_AIM:_ Give every line of the data again, unchanged, but with no pictures.

_DATASET EXTRACT:_
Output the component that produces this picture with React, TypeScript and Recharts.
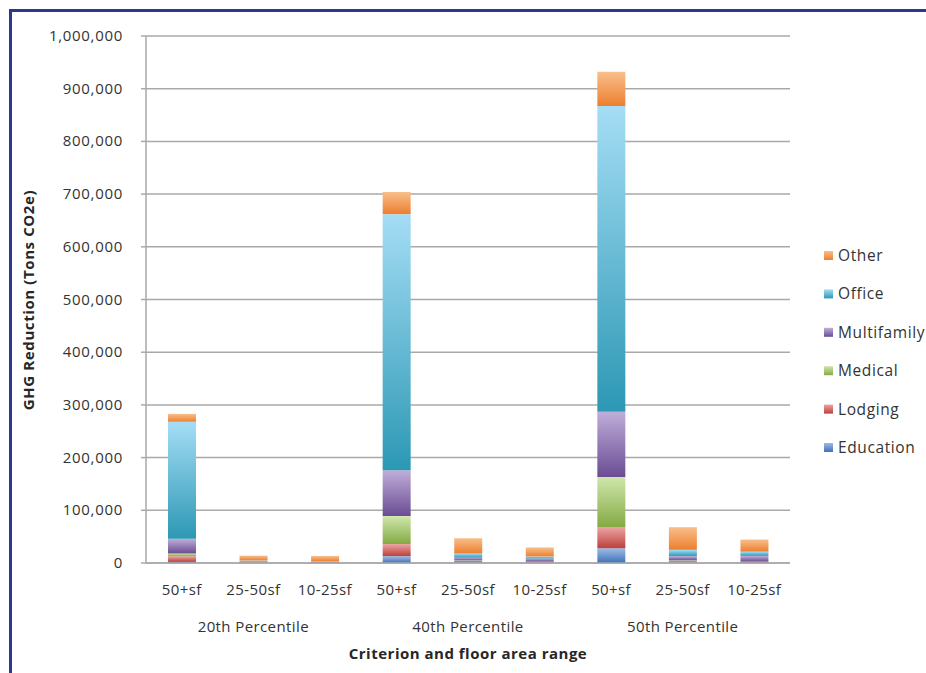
import React from 'react';
import { BarChart, Bar, XAxis, YAxis, CartesianGrid } from 'recharts';

// Floor-area ranges, three per percentile criterion
const CATEGORIES = ['50+sf', '25-50sf', '10-25sf', '50+sf', '25-50sf', '10-25sf', '50+sf', '25-50sf', '10-25sf'];
const GROUPS = ['20th Percentile', '40th Percentile', '50th Percentile'];
const Y_TICKS = [0, 100000, 200000, 300000, 400000, 500000, 600000, 700000, 800000, 900000, 1000000];

// GHG reduction by building type (tons CO2e)
const EDUCATION = [2000, 500, 300, 13000, 2000, 1000, 28000, 1000, 1000];
const LODGING = [11000, 500, 300, 23000, 2000, 1000, 40000, 3000, 1000];
const MEDICAL = [5000, 300, 200, 53000, 1000, 500, 95000, 1000, 500];
const MULTIFAMILY = [28000, 1500, 2000, 87000, 5000, 6000, 124000, 8000, 11000];
const OFFICE = [222000, 2000, 500, 486000, 8000, 4000, 580000, 12000, 8000];
const OTHER = [15000, 9000, 10000, 42000, 29000, 17000, 65000, 43000, 23000];

const SERIES = [
  { name: 'Education', values: EDUCATION, light: '#9cbbe6', dark: '#3f72b8' },
  { name: 'Lodging', values: LODGING, light: '#eba5a3', dark: '#bd3f3c' },
  { name: 'Medical', values: MEDICAL, light: '#cfe6ab', dark: '#84aa43' },
  { name: 'Multifamily', values: MULTIFAMILY, light: '#bfaed9', dark: '#6a4c94' },
  { name: 'Office', values: OFFICE, light: '#a5ddf5', dark: '#2c98b4' },
  { name: 'Other', values: OTHER, light: '#f9bf8c', dark: '#ec7f2e' },
];

const rows = CATEGORIES.map((label, i) => {
  const row: Record<string, string | number> = { label, group: GROUPS[Math.floor(i / 3)] };
  SERIES.forEach((s) => {
    row[s.name] = s.values[i];
  });
  return row;
});

const FONT = '"Open Sans", sans-serif';
const TEXT = '#333333';
const GRID = '#a9a9a9';

const fmt = (v: number) => v.toLocaleString('en-US');

const CategoryTick = (props: any) => {
  const { x, y, payload } = props;
  return (
    <text x={x} y={y + 32} textAnchor="middle" fontFamily={FONT} fontSize={15} fill={TEXT} letterSpacing={0.4}>
      {payload.value}
    </text>
  );
};

const GroupTick = (props: any) => {
  const { x, y, index } = props;
  if (index % 3 !== 1) return null;
  return (
    <text x={x} y={y + 19} textAnchor="middle" fontFamily={FONT} fontSize={15} fill={TEXT} letterSpacing={0.4}>
      {GROUPS[Math.floor(index / 3)]}
    </text>
  );
};

const YTick = (props: any) => {
  const { x, y, payload } = props;
  return (
    <text x={x} y={y + 5} textAnchor="end" fontFamily={FONT} fontSize={15} fill={TEXT} letterSpacing={0.7}>
      {fmt(payload.value)}
    </text>
  );
};

const YTitle = () => (
  <text
    x={34}
    y={300}
    transform="rotate(-90 34 300)"
    textAnchor="middle"
    fontFamily={FONT}
    fontSize={15}
    fontWeight="bold"
    letterSpacing={0.6}
    fill="#262626"
  >
    GHG Reduction (Tons CO2e)
  </text>
);

const XTitle = () => (
  <text x={468} y={659} textAnchor="middle" fontFamily={FONT} fontSize={15} fontWeight="bold" letterSpacing={0.5} fill="#262626">
    Criterion and floor area range
  </text>
);

const LEGEND_ORDER = [...SERIES].reverse();

export default function App() {
  return (
    <div style={{ position: 'absolute', left: 0, top: 0, width: 926, height: 673, background: '#fff', overflow: 'hidden' }}>
      <div
        style={{
          position: 'absolute',
          left: 9,
          top: 9,
          width: 940,
          height: 700,
          borderLeft: '3px solid #2e3690',
          borderTop: '3px solid #2e3690',
        }}
      />
      <BarChart
        width={926}
        height={673}
        data={rows}
        margin={{ top: 36, right: 136, bottom: 0, left: 0 }}
        barCategoryGap={0}
        style={{ position: 'absolute', left: 0, top: 0 }}
      >
        <defs>
          {SERIES.map((s) => (
            <linearGradient key={s.name} id={`grad-${s.name}`} x1="0" y1="0" x2="0" y2="1">
              <stop offset="0%" stopColor={s.light} />
              <stop offset="100%" stopColor={s.dark} />
            </linearGradient>
          ))}
        </defs>
        <CartesianGrid vertical={false} stroke={GRID} strokeWidth={1.5} />
        <XAxis
          dataKey="label"
          height={50}
          tickSize={0}
          tickMargin={0}
          tick={<CategoryTick />}
          interval={0}
          axisLine={{ stroke: GRID, strokeWidth: 1.5 }}
          tickLine={false}
        />
        <XAxis
          xAxisId="group"
          dataKey="label"
          height={60}
          tickSize={0}
          tickMargin={0}
          tick={<GroupTick />}
          interval={0}
          axisLine={false}
          tickLine={false}
          label={{ content: () => <XTitle /> }}
        />
        <YAxis
          width={146}
          domain={[0, 1000000]}
          ticks={Y_TICKS}
          tickSize={5}
          tickMargin={18}
          tick={<YTick />}
          axisLine={{ stroke: GRID, strokeWidth: 1.5 }}
          tickLine={{ stroke: GRID, strokeWidth: 1.5 }}
          interval={0}
          label={{ content: () => <YTitle /> }}
        />
        <YAxis
          yAxisId="right"
          orientation="right"
          width={0}
          domain={[0, 1000000]}
          tick={false}
          tickLine={false}
          axisLine={{ stroke: GRID, strokeWidth: 1.5 }}
        />
        {SERIES.map((s) => (
          <Bar
            key={s.name}
            dataKey={s.name}
            stackId="ghg"
            barSize={28}
            fill={`url(#grad-${s.name})`}
            isAnimationActive={false}
          />
        ))}
      </BarChart>
      <svg width={120} height={230} style={{ position: 'absolute', left: 816, top: 236 }}>
        <defs>
          {LEGEND_ORDER.map((s) => (
            <linearGradient key={s.name} id={`leg-${s.name}`} x1="0" y1="0" x2="0" y2="1">
              <stop offset="0%" stopColor={s.light} />
              <stop offset="100%" stopColor={s.dark} />
            </linearGradient>
          ))}
        </defs>
        {LEGEND_ORDER.map((s, i) => {
          const cy = 20 + i * 38.4;
          return (
            <g key={s.name}>
              <rect x={8} y={cy - 5} width={9} height={9} fill={`url(#leg-${s.name})`} />
              <text x={22} y={cy + 5} fontFamily={FONT} fontSize={15.5} fill={TEXT} letterSpacing={0.6}>
                {s.name}
              </text>
            </g>
          );
        })}
      </svg>
    </div>
  );
}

_CORRECT RESULT:_
Output the component that produces this picture with React, TypeScript and Recharts.
import React from 'react';
import { BarChart, Bar, XAxis, YAxis, CartesianGrid } from 'recharts';

// Floor-area ranges, three per percentile criterion
const CATEGORIES = ['50+sf', '25-50sf', '10-25sf', '50+sf', '25-50sf', '10-25sf', '50+sf', '25-50sf', '10-25sf'];
const GROUPS = ['20th Percentile', '40th Percentile', '50th Percentile'];
const Y_TICKS = [0, 100000, 200000, 300000, 400000, 500000, 600000, 700000, 800000, 900000, 1000000];

// GHG reduction by building type (tons CO2e)
const EDUCATION = [2000, 500, 300, 13000, 2000, 1000, 28000, 1000, 1000];
const LODGING = [11000, 500, 300, 23000, 2000, 1000, 40000, 3000, 1000];
const MEDICAL = [5000, 300, 200, 53000, 1000, 500, 95000, 1000, 500];
const MULTIFAMILY = [28000, 1500, 2000, 87000, 5000, 6000, 124000, 8000, 11000];
const OFFICE = [222000, 2000, 500, 486000, 8000, 4000, 580000, 12000, 8000];
const OTHER = [15000, 9000, 10000, 42000, 29000, 17000, 65000, 43000, 23000];

const SERIES = [
  { name: 'Education', values: EDUCATION, light: '#9cbbe6', dark: '#3f72b8' },
  { name: 'Lodging', values: LODGING, light: '#eba5a3', dark: '#bd3f3c' },
  { name: 'Medical', values: MEDICAL, light: '#cfe6ab', dark: '#84aa43' },
  { name: 'Multifamily', values: MULTIFAMILY, light: '#bfaed9', dark: '#6a4c94' },
  { name: 'Office', values: OFFICE, light: '#a5ddf5', dark: '#2c98b4' },
  { name: 'Other', values: OTHER, light: '#f9bf8c', dark: '#ec7f2e' },
];

const rows = CATEGORIES.map((label, i) => {
  const row: Record<string, string | number> = { label, group: GROUPS[Math.floor(i / 3)] };
  SERIES.forEach((s) => {
    row[s.name] = s.values[i];
  });
  return row;
});

const FONT = '"Open Sans", sans-serif';
const TEXT = '#333333';
const GRID = '#a9a9a9';

const fmt = (v: number) => v.toLocaleString('en-US');

const CategoryTick = (props: any) => {
  const { x, y, payload } = props;
  return (
    <text x={x} y={y + 32} textAnchor="middle" fontFamily={FONT} fontSize={15} fill={TEXT} letterSpacing={0.4}>
      {payload.value}
    </text>
  );
};

const GroupTick = (props: any) => {
  const { x, y, index } = props;
  if (index % 3 !== 1) return null;
  return (
    <text x={x} y={y + 19} textAnchor="middle" fontFamily={FONT} fontSize={15} fill={TEXT} letterSpacing={0.4}>
      {GROUPS[Math.floor(index / 3)]}
    </text>
  );
};

const YTick = (props: any) => {
  const { x, y, payload } = props;
  return (
    <text x={x} y={y + 5} textAnchor="end" fontFamily={FONT} fontSize={15} fill={TEXT} letterSpacing={0.7}>
      {fmt(payload.value)}
    </text>
  );
};

const YTitle = () => (
  <text
    x={34}
    y={300}
    transform="rotate(-90 34 300)"
    textAnchor="middle"
    fontFamily={FONT}
    fontSize={15}
    fontWeight="bold"
    letterSpacing={0.6}
    fill="#262626"
  >
    GHG Reduction (Tons CO2e)
  </text>
);

const XTitle = () => (
  <text x={468} y={659} textAnchor="middle" fontFamily={FONT} fontSize={15} fontWeight="bold" letterSpacing={0.5} fill="#262626">
    Criterion and floor area range
  </text>
);

const LEGEND_ORDER = [...SERIES].reverse();

export default function App() {
  return (
    <div style={{ position: 'absolute', left: 0, top: 0, width: 926, height: 673, background: '#fff', overflow: 'hidden' }}>
      <div
        style={{
          position: 'absolute',
          left: 9,
          top: 9,
          width: 940,
          height: 700,
          borderLeft: '3px solid #2e3690',
          borderTop: '3px solid #2e3690',
        }}
      />
      <BarChart
        width={926}
        height={673}
        data={rows}
        margin={{ top: 36, right: 136, bottom: 0, left: 0 }}
        barCategoryGap={0}
        style={{ position: 'absolute', left: 0, top: 0 }}
      >
        <defs>
          {SERIES.map((s) => (
            <linearGradient key={s.name} id={`grad-${s.name}`} x1="0" y1="0" x2="0" y2="1">
              <stop offset="0%" stopColor={s.light} />
              <stop offset="100%" stopColor={s.dark} />
            </linearGradient>
          ))}
        </defs>
        <CartesianGrid vertical={false} stroke={GRID} strokeWidth={1.5} />
        <XAxis
          dataKey="label"
          height={50}
          tickSize={0}
          tickMargin={0}
          tick={<CategoryTick />}
          interval={0}
          axisLine={{ stroke: GRID, strokeWidth: 1.5 }}
          tickLine={false}
        />
        <XAxis
          xAxisId="group"
          dataKey="label"
          height={60}
          tickSize={0}
          tickMargin={0}
          tick={<GroupTick />}
          interval={0}
          axisLine={false}
          tickLine={false}
          label={{ content: () => <XTitle /> }}
        />
        <YAxis
          width={146}
          domain={[0, 1000000]}
          ticks={Y_TICKS}
          tickSize={5}
          tickMargin={18}
          tick={<YTick />}
          axisLine={{ stroke: GRID, strokeWidth: 1.5 }}
          tickLine={{ stroke: GRID, strokeWidth: 1.5 }}
          interval={0}
          label={{ content: () => <YTitle /> }}
        />
        <YAxis
          yAxisId="right"
          orientation="right"
          width={0}
          domain={[0, 1000000]}
          tick={false}
          tickLine={false}
          axisLine={{ stroke: GRID, strokeWidth: 1.5 }}
        />
        {SERIES.map((s) => (
          <Bar
            key={s.name}
            dataKey={s.name}
            stackId="ghg"
            barSize={28}
            fill={`url(#grad-${s.name})`}
            isAnimationActive={false}
          />
        ))}
      </BarChart>
      <svg width={120} height={230} style={{ position: 'absolute', left: 816, top: 236 }}>
        <defs>
          {LEGEND_ORDER.map((s) => (
            <linearGradient key={s.name} id={`leg-${s.name}`} x1="0" y1="0" x2="0" y2="1">
              <stop offset="0%" stopColor={s.light} />
              <stop offset="100%" stopColor={s.dark} />
            </linearGradient>
          ))}
        </defs>
        {LEGEND_ORDER.map((s, i) => {
          const cy = 20 + i * 38.4;
          return (
            <g key={s.name}>
              <rect x={8} y={cy - 5} width={9} height={9} fill={`url(#leg-${s.name})`} />
              <text x={22} y={cy + 5} fontFamily={FONT} fontSize={15.5} fill={TEXT} letterSpacing={0.6}>
                {s.name}
              </text>
            </g>
          );
        })}
      </svg>
    </div>
  );
}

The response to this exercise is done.